• Geoffroy Carly
    Geoffroy Carly
    directeur des Centres d'Entraînement aux Méthodes d'Éducation Active (CEMEA) et membre du Collectif21

L’OVNI* Collectif21

La récente intégration des associations dans le Code des sociétés et des associations (CSA) en 2019 est passée inaperçue. Peu de débat sur ce rapprochement « contre-nature » entre l’entreprise et l’asbl, peu de mobilisation, peu de bruit… Les pragmatiques y voient des avancées pour les associations qui peuvent maintenant plus facilement commercer ou être protégées en cas de faillite, et les paranos situent cette évolution dans la grande marche du monde qui transforme tout en produits de consommation.

On se doute que les signifiants des termes « associer » et « entreprendre » ne recouvrent pas les mêmes ambitions ni les mêmes praxis. Ces changements auront, inévitablement, des impacts symboliques et pratiques sur les institutions elles-mêmes, leurs actions, leur culture.

À l’intention de quelques-uns, de quelques associations, inquiets tout de même de cette transformation présentée comme quasi naturelle, nous avons voulu revenir sur ce qui fait association pour calibrer l’oraison funèbre de la loi de 1921 sur les associations, texte en toute fin de vie puisque toutes les structures devront avoir rejoint le CSA en 2024.

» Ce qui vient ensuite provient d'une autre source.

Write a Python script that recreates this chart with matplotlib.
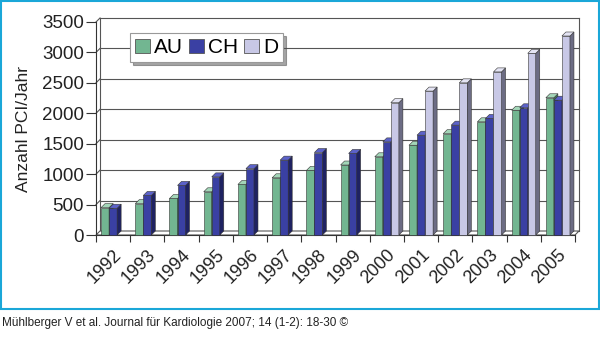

Nous avons dès lors mis sur pied un site Internet (www.collectif21.be) et organisé des rencontres/débats pour appréhender le fait associatif aujourd’hui sous différentes facettes : l’économie, la pilarisation, l’action en temps de crise, les travailleurs du secteur, le rapport aux pouvoirs publics, l’engagement et le militantisme, la participation et/ou l’instrumentalisation des publics avec lesquels les associations travaillent… le tout dans une difficulté constante qui consiste à cerner l’objet de l’investigation tant les frontières de l’associatif en Belgique sont difficilement délimitables. En effet, entre le club de pétanque du coin et les cliniques universitaires Saint-Luc de Woluwé-Saint-Lambert, ou entre l’ONG et la structure paracommunale liégeoise, pas facile de délimiter le champ et de déterminer une identité qui fasse sens pour l’ensemble au-delà du « véhicule administratif » que constitue le statut d’asbl.

Cette recherche d’une identité propre aux associations n’a pas pour vocation de catégoriser les « purs » et les « impurs », mais plutôt de situer les associations dans leur rôle dans la société, leur permettant par voie de conséquence d’opérer des choix et de les assumer. Clairement, pour ce qui concerne le Collectif21, nous situons le fait associatif dans ce qui a fondé la loi de 1921 à l’origine, à savoir de se distinguer du monde économique marchand d’abord, en reconnaissant la capacité de s’associer à plusieurs pour agir dans la société ensuite. Nous situons donc le fait associatif dans une construction démocratique qui devrait, à notre sens, continuer à faire référence dans la suite et orienter l’action et les revendications du secteur associatif : pour continuer à révéler des injustices, élaborer des alternatives, permettre de vivre au-delà de ce qui est déterminé par la société telle qu’elle est.

© Markus Spiske – Unsplash

La quête d’une culture politique propre à l’associatif, qui peut se transmettre, vivre et se développer est d’autant plus importante que le secteur associatif a vécu et continue d’être confronté à de profondes mutations ces dernières années, mêlant professionnalisation, une tendance au regroupement en grandes entités (et fragilisation des plus petites structures) et des modes de travail (et de contrôles) qui poussent au formatage des pratiques. Un des risques importants est une perte d’hétérogénéité du secteur et une profonde déconnexion avec certains publics, probablement les plus éloignés de la participation à la vie de la cité.

Dans les travaux menés jusqu’ici, nous avons pu dégager des éléments structurants du champ associatif avec l’appui de Jean Blairon1 qui pourraient dessiner des balises d’une culture à faire vivre misant sur des collectifs qui décident de lier leur sort autour d’un enjeu, se mobilisent concrètement pour faire vivre leur « quête » partout où c’est possible. Cette organisation qui transcende les identités des « êtres de chair » qui la constituent, s’impose aussi une éthique qui garantit le sens du projet sans pour autant être déconnectée du monde qui l’entoure.
Le fait associatif dans sa complexité est inscrit dans les défis du monde contemporain : une culture au travail pour faire société !


  • *OVNI :œuvre Volontaire de Nécessité Impérieuse.
  1. Jean Blairon, « L’associatif est-il (encore) manifestable ? », Intermag.be, RTA asbl, septembre 2020, www.intermag.be.